Leveraging Nonlinear Variational Inequalities with Hierarchical Graph Convolutional Networks for Adaptive Resource Management in Cloud Environments

The complexity and dynamism of cloud environments require new approaches to efficient resource provisioning and load balancing. Centralized approaches are often plagued with scalability problems, latency, and inefficient resource utilization under dynamic workloads. To overcome these shortcomings, we propose an advanced decentralized framework that utilizes deep learning and nonlinear variational inequalities for pre-emptive load balancing and cost-efficient resource provisioning. We develop our solution that is comprised of three complementary methods, which are Hierarchical Graph Convolutional Neural Networks for Load Balancing (HGCNN-LB), Reinforced Nonlinear Variational Learning (RNVL), and Adaptive Federated Variational Neural Optimization (AFVNO).
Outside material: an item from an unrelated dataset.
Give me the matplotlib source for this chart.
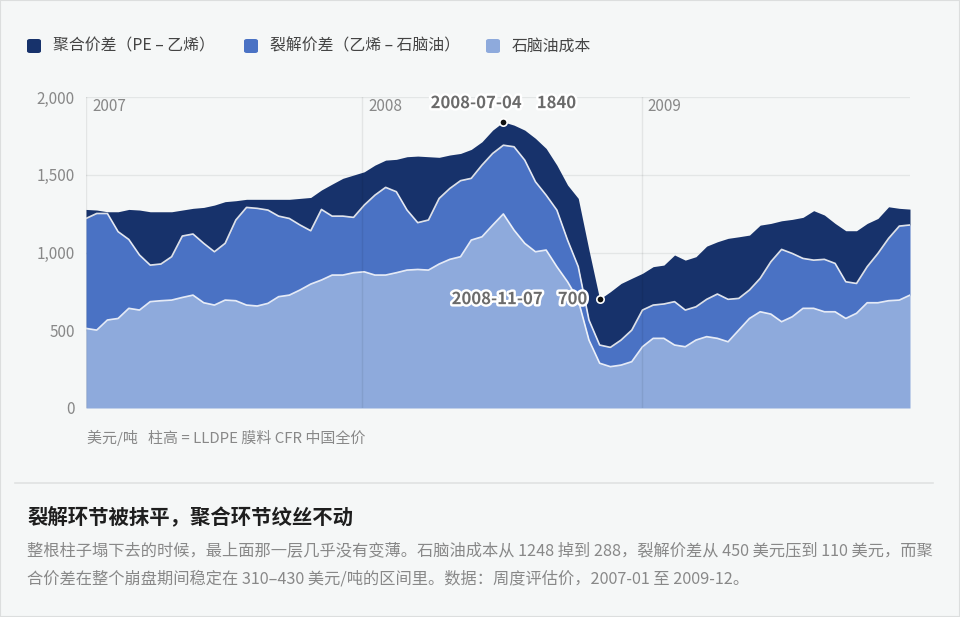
import matplotlib
matplotlib.use("Agg")
import matplotlib.pyplot as plt
import matplotlib.patheffects as pe
from matplotlib.patches import FancyBboxPatch, Rectangle
from matplotlib.lines import Line2D
from matplotlib.ticker import FuncFormatter
import pandas as pd

plt.rcParams["font.family"] = ["Noto Sans CJK SC", "DejaVu Sans"]

# biweekly estimates, USD/t
dates = pd.date_range("2007-01-05", periods=78, freq="14D")

naphtha = [
    512, 501, 566, 576, 641, 630, 684, 690, 694, 711, 726, 677, 662,
    694, 690, 662, 656, 673, 716, 726, 759, 797, 823, 855, 855, 870,
    876, 855, 855, 870, 887, 891, 887, 926, 956, 973, 1080, 1101, 1176,
    1248, 1144, 1059, 1005, 1016, 909, 812, 694, 437, 288, 266, 276, 298,
    394, 448, 448, 405, 394, 437, 459, 448, 426, 501, 576, 619, 604,
    555, 587, 641, 641, 619, 619, 576, 609, 677, 677, 690, 694, 726,
]
crack = [
    707, 750, 685, 558, 443, 354, 235, 236, 279, 395, 393, 382, 343,
    365, 519, 628, 628, 600, 518, 493, 418, 343, 454, 379, 379, 356,
    429, 514, 564, 521, 386, 301, 322, 422, 456, 489, 397, 461, 461,
    442, 536, 535, 450, 353, 364, 268, 215, 129, 117, 124, 161, 203,
    236, 214, 221, 279, 236, 214, 240, 285, 273, 204, 183, 215, 337,
    465, 407, 321, 310, 337, 311, 236, 192, 232, 317, 401, 476, 451,
]
poly = [
    58, 22, 11, 128, 193, 289, 343, 336, 289, 167, 165, 231, 300,
    268, 124, 52, 58, 69, 108, 123, 171, 214, 125, 206, 243, 272,
    214, 193, 175, 208, 343, 428, 407, 264, 215, 175, 186, 150, 150,
    150, 139, 193, 279, 300, 289, 354, 439, 450, 295, 358, 364, 333,
    236, 247, 250, 300, 321, 322, 342, 336, 392, 396, 353, 342, 246,
    184, 219, 264, 318, 285, 257, 328, 339, 278, 225, 203, 114, 102,
]

labels = ["聚合价差（PE – 乙烯）", "裂解价差（乙烯 – 石脑油）", "石脑油成本"]
colors = ["#17326b", "#4a72c4", "#8eaadc"]
peak = ("2008-07-04", 1840)
trough = ("2008-11-07", 700)

BG = "#f5f7f7"
GRAY = "#888888"

mid = [n + c for n, c in zip(naphtha, crack)]
total = [m + p for m, p in zip(mid, poly)]

fig = plt.figure(figsize=(9.6, 6.17), dpi=100, facecolor=BG)
ax = fig.add_axes([86 / 960, 1 - 408 / 617, 824 / 960, 311 / 617])
ax.set_facecolor(BG)

ax.fill_between(dates, 0, naphtha, color=colors[2], lw=0, zorder=2)
ax.fill_between(dates, naphtha, mid, color=colors[1], lw=0, zorder=2)
ax.fill_between(dates, mid, total, color=colors[0], lw=0, zorder=2)
ax.plot(dates, naphtha, color="white", lw=1.2, alpha=0.85, zorder=3)
ax.plot(dates, mid, color="white", lw=1.2, alpha=0.85, zorder=3)

ax.set_xlim(dates[0], dates[-1])
ax.set_ylim(0, 2000)
ax.set_yticks([0, 500, 1000, 1500, 2000])
ax.yaxis.set_major_formatter(FuncFormatter(lambda v, _: f"{int(v):,}"))
ax.tick_params(axis="y", length=0, pad=8, labelsize=11, labelcolor=GRAY)
ax.set_xticks([])
for s in ax.spines.values():
    s.set_visible(False)
for v in [500, 1000, 1500, 2000]:
    ax.axhline(v, color="#e3e6e6", lw=0.9, zorder=1)

year_lines = [dates[0], pd.Timestamp("2008-01-01"), pd.Timestamp("2009-01-01")]
for yr, xv in zip(["2007", "2008", "2009"], year_lines):
    ax.axvline(xv, color="black", alpha=0.07, lw=1.0, zorder=4)
    ax.text(xv + pd.Timedelta(days=8), 1938, yr, ha="left", va="center",
            fontsize=11, color=GRAY, zorder=5)

halo = [pe.withStroke(linewidth=3.5, foreground="white")]
for (d, v), ha, dx, dy in [(peak, "center", 0, 13.5), (trough, "right", -9, 0)]:
    xd = pd.Timestamp(d)
    ax.scatter([xd], [v], s=28, color="#111111", edgecolor="white",
               linewidth=1.2, zorder=6)
    ax.annotate(f"{d}    {v}", (xd, v), xytext=(dx, dy),
                textcoords="offset points", ha=ha, va="center",
                fontsize=12, fontweight="bold", color="#6b6b6b",
                path_effects=halo, zorder=7)

# legend
lx = [27, 244, 486]
for x0, lab, col in zip(lx, labels, colors):
    fig.add_artist(FancyBboxPatch(
        (x0 / 960, 1 - 53 / 617), 14 / 960, 14 / 617,
        boxstyle="round,pad=0,rounding_size=0.003",
        transform=fig.transFigure, facecolor=col, edgecolor="none"))
    fig.text((x0 + 26) / 960, 1 - 46 / 617, lab, ha="left", va="center",
             fontsize=11.4, color="#444444")

fig.text(87 / 960, 1 - 438 / 617, "美元/吨   柱高 = LLDPE 膜料 CFR 中国全价",
         ha="left", va="center", fontsize=10.8, color=GRAY)

fig.add_artist(Line2D([15 / 960, 933 / 960], [1 - 483 / 617] * 2,
                      transform=fig.transFigure, color="#e0e2e2", lw=1.2))

fig.text(27 / 960, 1 - 517 / 617, "裂解环节被抹平，聚合环节纹丝不动",
         ha="left", va="center", fontsize=14.7, fontweight="bold",
         color="#1e1e1e")
body = [
    "整根柱子塌下去的时候，最上面那一层几乎没有变薄。石脑油成本从 1248 掉到 288，"
    "裂解价差从 450 美元压到 110 美元，而聚",
    "合价差在整个崩盘期间稳定在 310–430 美元/吨的区间里。数据：周度评估价，2007-01 至 2009-12。",
]
for i, line in enumerate(body):
    fig.text(27 / 960, 1 - (551 + 28 * i) / 617, line, ha="left",
             va="center", fontsize=11.7, color=GRAY)

fig.add_artist(Rectangle((0, 0), 1, 1, transform=fig.transFigure,
                         fill=False, edgecolor="#dcdede", lw=1.5))

fig.savefig("out.png", dpi=100, facecolor=BG)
By using a hierarchical graph representation of cloud nodes and tasks, HGCNN-LB can realize localized and global optimization and thus save around ~30% latency and ~25% costs due to resource over-provisioning. RNVL is able to predict workload dynamics and optimize resource provisioning based on reinforcement learning, nonlinear variational inequalities, to guarantee 90% provisioning accuracy with an average 98% SLA compliance. AFVNO is federated learning where nodes solve the problem of optimizing resources in a decentralized way with global consistency to ensure a reduction of data transfer by ~40% and the efficiency of using resources reaches ~85%. This holistic framework addresses the inherent nonlinearity and complexity of cloud systems by providing significant improvements in latency reductions, cost efficiency, and efficient use of resources. Our work stands out by combining deep learning, variational optimization, and decentralized architectures to establish an entirely new benchmark for adaptability and robustness within cloud environments, which thus paves the way towards scalable, cost-effective, and resilient cloud systems.